Fr. Alfredo Hernandez, the keynote speaker for the event, retold pieces of his own vocation story, including the simple prayer of his mother for him to discern what God was calling him to do and that if it was priesthood that he would be a good priest.
Citing the Catechism of the Catholic Church (#2221 - 2231), Fr. Alfredo mentioned that the role of parents involves moral formation in addition to physical and intellectual nurturing:
The fecundity of conjugal love cannot be reduced solely to the procreation of children, but must extend to their moral education and their spiritual formation. "The role of parents in education is of such importance that it is almost impossible to provide an adequate substitute." The right and the duty of parents to educate their children are primordial and inalienable. (2221)Parents must recognize their role in this spiritual formation and they must accept that it is "almost impossible to provide an adequate substitute." Such is the important role of parents in the faith lives of their children!
At times, though, this task can seem overwhelming. Given the magnitude of decisions that parents make on an hourly basis regarding the formation of their children, it may be difficult to sense that the way in which they are leading their kids in the faith is down the wrong path. Out of exhaustion, frustration, confusion, and/or our own human sinfulness, we can give them screen-time when what they need is some me-time - time with their parent. We can forego blessing our food, or praying before bed, or even attending Mass regularly and do so out of what we feel are good intentions: we've been really busy, the restaurant is really loud/quiet, we have to rush to the next thing, it's too late, we don't have enough time, everyone is too tired, I'm just not in the mood myself.
Parents must regard their children as children of God and respect them as human persons. Showing themselves obedient to the will of the Father in heaven, they educate their children to fulfill God's law. (2222)
Strive to live out the virtues that you hope to see in the world. Be explicit with what those are for your family. Knowing the endpoint can help us to arrive at the destination:
Parents have the first responsibility for the education of their children. They bear witness to this responsibility first by creating a home where tenderness, forgiveness, respect, fidelity, and disinterested service are the rule. The home is well suited for education in the virtues. This requires an apprenticeship in self-denial, sound judgment, and self-mastery - the preconditions of all true freedom. (2223)

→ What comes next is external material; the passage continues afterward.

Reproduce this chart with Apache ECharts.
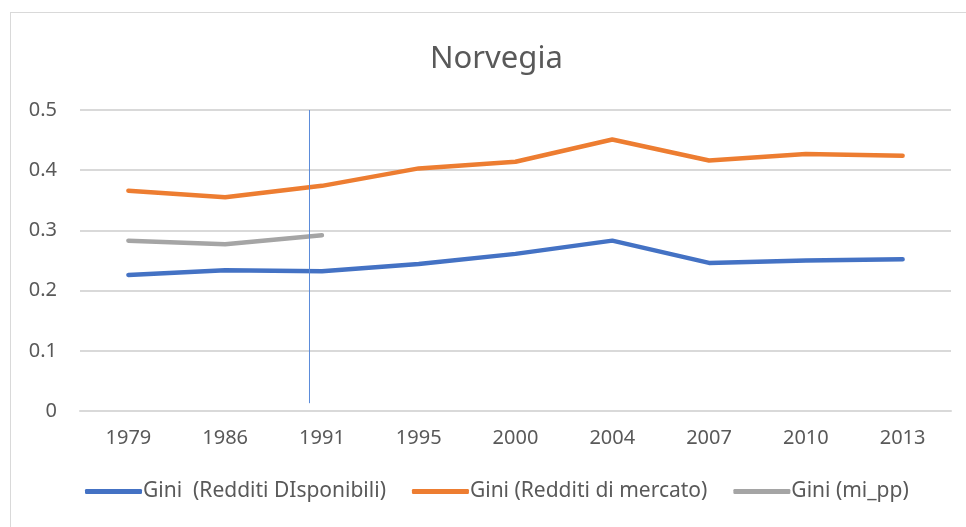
<!DOCTYPE html>
<html>
<head>
<meta charset="utf-8">
<script src="https://cdn.jsdelivr.net/npm/echarts@6/dist/echarts.min.js"></script>
<style>
  html, body { margin: 0; padding: 0; background: #fff; }
  #frame { position: absolute; left: 10px; top: 12px; width: 980px; height: 530px; border: 1px solid #d9d9d9; }
  #main { position: absolute; left: 0; top: 0; width: 966px; height: 527px; }
</style>
</head>
<body>
<div id="frame"></div>
<div id="main"></div>
<script>
// anni
var years = ['1979', '1986', '1991', '1995', '2000', '2004', '2007', '2010', '2013'];
// indici di Gini
var giniDisponibili = [0.226, 0.234, 0.232, 0.244, 0.261, 0.283, 0.246, 0.250, 0.252];
var giniMercato = [0.366, 0.355, 0.374, 0.403, 0.414, 0.451, 0.416, 0.427, 0.424];
var giniMiPp = [0.283, 0.277, 0.292, null, null, null, null, null, null];
var yTicks = [0, 0.1, 0.2, 0.3, 0.4, 0.5];
// linea verticale disegnata a mano, poco prima del 1991 (posizione in indici di categoria)
var markerPos = 1.8714;
var markerRange = [0.5, 0.013];

var font = 'Noto Sans, sans-serif';
var textColor = '#595959';

var myChart = echarts.init(document.getElementById('main'));
myChart.setOption({
    animation: false,
    title: {
        text: 'Norvegia',
        left: 425,
        top: 39,
        textStyle: { fontFamily: font, fontSize: 31, fontWeight: 'normal', color: textColor }
    },
    legend: {
        bottom: 20,
        left: 80,
        itemWidth: 57,
        itemHeight: 5,
        itemGap: 26,
        icon: 'roundRect',
        textStyle: { fontFamily: font, fontSize: 21, color: textColor, padding: [0, 0, 0, -4] },
        data: ['Gini  (Redditi DIsponibili)', 'Gini (Redditi di mercato)', 'Gini (mi_pp)']
    },
    grid: {
        left: 80,
        right: 15,
        top: 110,
        bottom: 116
    },
    xAxis: [
        {
            type: 'category',
            data: years,
            axisLine: { lineStyle: { color: '#d9d9d9', width: 2 } },
            axisTick: { show: false },
            axisLabel: { fontFamily: font, fontSize: 20, color: textColor, margin: 17 }
        },
        {
            // asse nascosto per posizionare la linea verticale
            type: 'value',
            min: -0.5,
            max: years.length - 0.5,
            show: false
        }
    ],
    yAxis: {
        type: 'value',
        min: yTicks[0],
        max: yTicks[yTicks.length - 1],
        interval: 0.1,
        axisLine: { show: false },
        axisTick: { show: false },
        splitLine: { lineStyle: { color: '#d9d9d9', width: 2 } },
        axisLabel: { fontFamily: font, fontSize: 20, color: textColor, margin: 23 }
    },
    series: [
        {
            name: 'Gini  (Redditi DIsponibili)',
            type: 'line',
            data: giniDisponibili,
            symbol: 'none',
            color: '#4472C4',
            lineStyle: { width: 4.5, cap: 'round', join: 'round' }
        },
        {
            name: 'Gini (Redditi di mercato)',
            type: 'line',
            data: giniMercato,
            symbol: 'none',
            color: '#ED7D31',
            lineStyle: { width: 4.5, cap: 'round', join: 'round' }
        },
        {
            name: 'Gini (mi_pp)',
            type: 'line',
            data: giniMiPp,
            symbol: 'none',
            color: '#A5A5A5',
            lineStyle: { width: 4.5, cap: 'round', join: 'round' }
        },
        {
            name: 'marker',
            type: 'line',
            xAxisIndex: 1,
            data: markerRange.map(function (v) { return [markerPos, v]; }),
            symbol: 'none',
            silent: true,
            color: '#5B8BDA',
            lineStyle: { width: 1 }
        }
    ]
});
</script>
</body>
</html>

Teach children how to sacrifice for the greater good of others. The law of the gift - manifested by Jesus on the Cross - should be lived out in our families. We become who we were created to be as we offer ourselves as a gift for others. We are better together:
The home is the natural environment for initiating a human being into solidarity and communal responsibilities. Parents should teach children to avoid the compromising and degrading influences which threaten human societies. (2224)
Parents must foster a sense of vocation in their children. God has a special plan for all of our lives. Prayer and relationship with Christ and others can help us to discover the riches of the fullness of life God has in store for us:
When they become adults, children have the right and duty to choose their profession and state of life. They should assume their new responsibilities within a trusting relationship with their parents, willingly asking and receiving their advice and counsel. Parents should be careful not to exert pressure on their children either in the choice of a profession or in that of a spouse. This necessary restraint does not prevent them - quite the contrary from giving their children judicious advice, particularly when they are planning to start a family. (2230)
Some forgo marriage in order to care for their parents or brothers and sisters, to give themselves more completely to a profession, or to serve other honorable ends. They can contribute greatly to the good of the human family. (2231)Fr. Alfredo would pray the following prayer as a child with his dad: "Take my heart, take my heart it is yours and not mine." Fr. Alfredo's mother called him "regalcito de cielo", little gift from heaven, and this shaped his sense of generosity and trust in God. We all need to follow the lead of Mr. and Mrs. Hernandez and St. Monica and treat our children as gifts and teach them how to be a gift to others.
True joy is borne from encounter with others, from hearing someone say, but not necessarily with words, "You are important to me."